Bresnahan was the national high school coach of the year in 2011. She retired after the 2014 season.

“I truly wanted to step down after (2011), because I had nothing left,” she said.

She wrote the book, was involved in the movie and keeps busy with her speaking engagements throughout the Midwest.

Ernie Found is retired from his practice as an orthopedic surgeon. He spends most of his time in Iowa, maybe three months of the year in New Hampshire.

It was in New Hampshire, at the Cathedral of the Pines, that Ernie and Ellyn were married. It was there that all three of their children were baptized.

And at a site nearby at which Ellyn and Caroline are buried.

West announced shortly after Caroline’s death that uniform No. 9 will never be issued again. Her jersey was formally retired this fall.

Through Caroline’s death, Bresnahan softened.

“I started to show players more how much I cared,” she said. “We would tell each other we loved them. That’s something I never would have done before.

“I guess it made me more aware of kindness.”

Ernie was asked what he thought Caroline would be doing today if she were still alive.

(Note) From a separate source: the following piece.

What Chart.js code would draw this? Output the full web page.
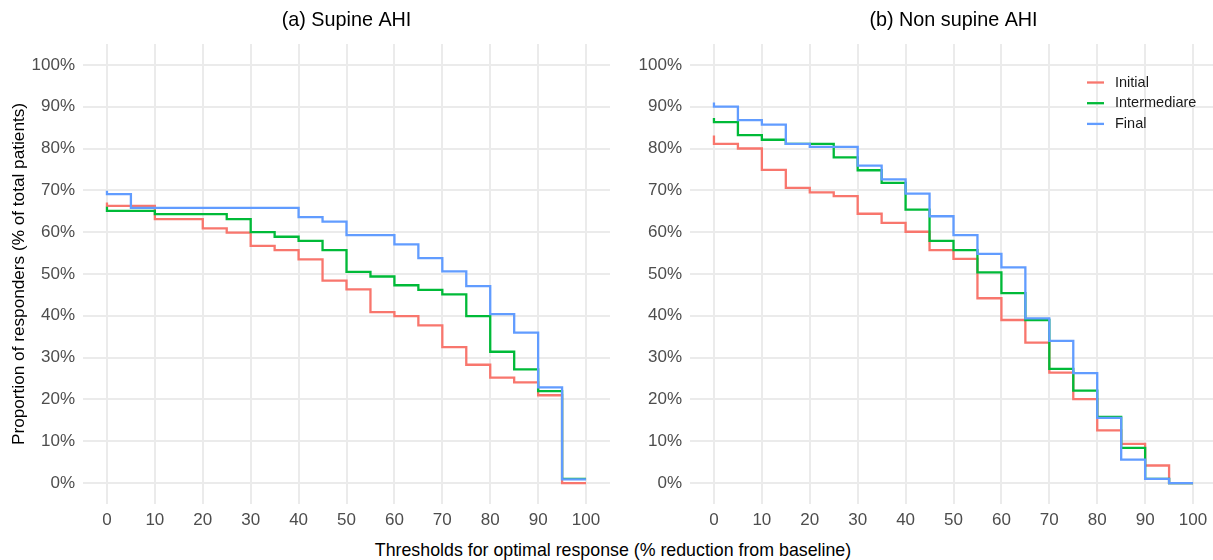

“You know, I think about that a lot,” he said. “She would have played college volleyball. She’d want to be hanging out with her friends a lot. She would be actively working with a program like Big Brothers/Big Sisters or Best Buddies.

“She’d be happy. She’d be making other people happy.”

He continued:

“It struck me, it’s been 10 years. I know her spirit is still there. It’s comforting. I miss her dearly, but I know she had an impact, and she still does.”

She still does for Fliehler.

“How much she has impacted me in the last 10 years, I can’t put it into words,” she said. “Every high school has its cliques. But she included everybody, and she did it flawlessly.

“She helped bring me out of my shell. I was this shy kid, and she brought me into her friend group. The confidence she helped instill in me, it changed the trajectory of my life.”